Ban phoning while driving
This is an archived article that was published on sltrib.com in 2011, and information in the article may be outdated. It is provided only for personal research purposes and may not be reprinted.

Americans love their cell phones and other personal electronic devices. So much, in fact, that many will not acknowledge an inconvenient fact. These devices are a dangerous distraction when people use them while driving. It should be illegal to use them while operating a motor vehicle, except in emergencies.

Enter the National Transportation Safety Board. It recommended this week that states ban the use of PEDs by people behind the wheel. The only exceptions should be emergencies or for devices that are designed "to support the driving task." By that, we assume the NTSB might mean navigational tools such as GPS.

It's not difficult to understand why the NTSB reached this conclusion. It has to investigate grisly accidents caused by distracted drivers. It was just such a bit of carnage, caused by a driver who was texting, that brought the board to say, in effect, enough is enough. If you go to the NTSB website and read the accounts of mass killings caused by driver distraction attributed to use of electronic devices, you will comprehend the board's recommendation. That address is ntsb.gov/news/2011/111213.html.

Utah already outlaws texting while driving. But the Legislature has balked at banning use of cell phones for voice communication. The reason, we believe, is that like many other Americans, legislators use their cell phones while they are driving and believe that they can do so safely. Lawmakers also probably aren't anxious to incur the wrath of PED-loving citizens who will accuse them of big-brotherism.
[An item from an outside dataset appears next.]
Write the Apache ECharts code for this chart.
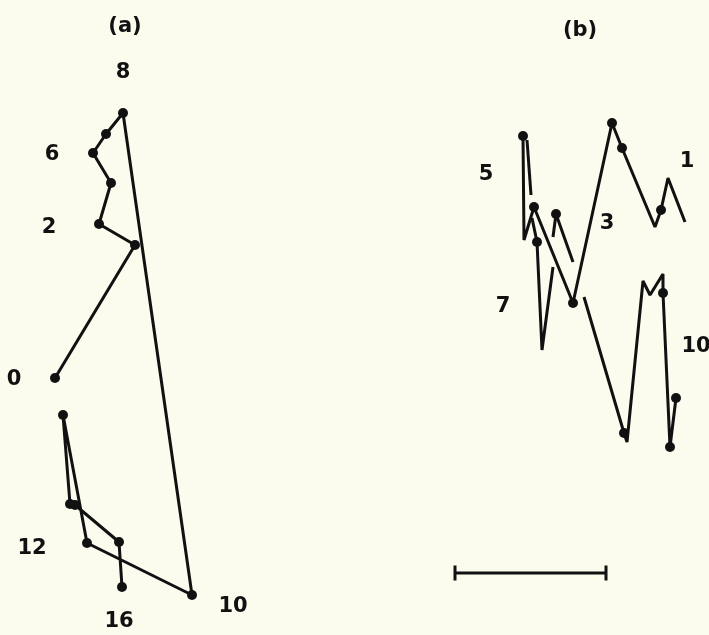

But the research about distracted driving due to use of electronic communications devices is compelling and irrefutable. It is ironic that Utah has not embraced that research, because some of it comes directly from the University of Utah.

Psychologists there have conducted controlled experiments in driving simulators that demonstrate that conversations on electronic devices distract the mind from the driving task. People don't see and react to objects and hazards the way they should, not because their eyes don't see them, but because their minds are focused on conversation. That's the very nature of a distraction. And because it's the brain — not the eyes or hands — that is distracted, hands-free devices don't solve the problem.

The NTSB points out that as the use of PEDs has exploded exponentially. In the United States the rate of mobile telephone subscriptions has exceeded 100 percent. That is, there are more mobile accounts than there are people. We deny this risk on the streets and highways at our own peril.